The implications of House Bill 651 emerged multiple times in the last initiative cycle. In one case, attorney general Austin Knudsen rejected a proposed issue that would have expanded environmental protections on the Gallatin and Madison rivers on the grounds that it would constitute an uncompensated private property taking, halting signature gathering. One backer of the initiative, Cottonwood Environmental Law Center, challenged that finding in the state Supreme Court, which eventually overturned Knudsen’s decision in a unanimous ruling. 

In their ruling, the justices also wrote that Knudsen’s decision demonstrates “the impropriety of using an opinion about regulatory takings to determine if a ballot issue is insufficient.”

Going one step further, Chief Justice Mike McGrath wrote in a concurrence that the attorney general lacks the power to reject a ballot issue on such grounds, “and the Legislature equally lacks the power to confer it upon him.”

“As this demonstrates, a court is a better and more proper place to review the constitutionality of an actual law,” Motl told the committee Monday. “A court process is deliberative, there’s time for evidence, time for argument, and this is far different from a unilateral opinion on constitutionality removing a proposed ballot initiative from consideration by other people.” 

Monforton noted that the language of HB 651 does not include a deadline for review by a legislative interim committee, creating a de facto “pocket veto.” 

Monforton and Molnar both backed CI-121. Signature gathering on the measure was halted when a series of plaintiffs challenged the initiative in court, arguing that the attorney general failed to comply with HB 651 by not providing an analysis of the initiative’s impact on businesses. The AG’s office argued at the time that the requirement in the bill applies only to amendments to state statute, not the Constitution. A district court judge ultimately ruled with Knudsen’s office. 

“I’m not former Justice Nelson or former Commissioner Motl,” Monforton told the committee Monday. “I’m a conservative, and I’m politely warning the committee that if HB 651 is not repealed, there will be multiple lawsuits, you’ll lose them, and you’ll deserve to lose them.”

Several groups representing Montana business interests testified Monday against Molnar’s bill, arguing that House Bill 651 shines a light on the initiative process, providing more opportunity for legislative and citizen input on ballot measures. 

“Instead of Montanans fighting this out only over the airwaves, it created a process where citizens could stand before an interim legislative committee and debate the pros and cons,” said Charles Robison, director of government relations for the Montana Chamber of Commerce. 

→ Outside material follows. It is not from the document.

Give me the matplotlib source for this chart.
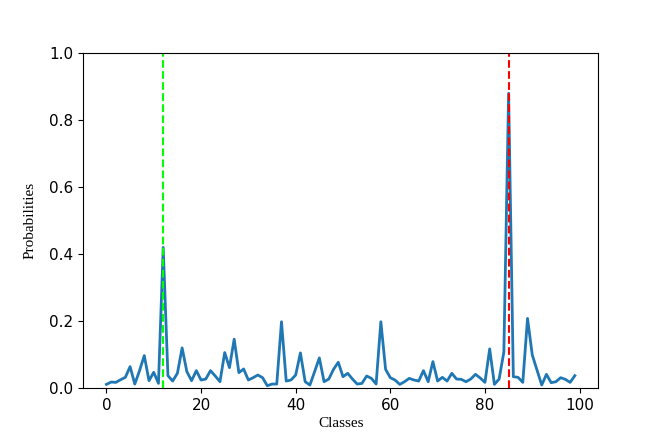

The law doesn’t stop issues from reaching the ballot, he said. If issues don’t make it, he said, it’s because they didn’t get enough signatures.  

Darryl James, executive director of the Montana Infrastructure Coalition, appealed to the Legislature’s interest in advancing its own opinion. 

“These revisions say, first of all you did it wrong to begin with, and secondly, even if you do review it again, we don’t want to hear your opinion,” he told the committee. 

But Molnar argued that transparency in the initiative process comes when citizens debate the issue among themselves, not when lawmakers hold hearings. 

“The sunshine comes when the issue, whatever it might be, is discussed in the coffee shops of Montana, the kitchen tables of Montana, in the newspapers across Montana, for six months, not two minutes for opponents, two minutes for proponents,” he said.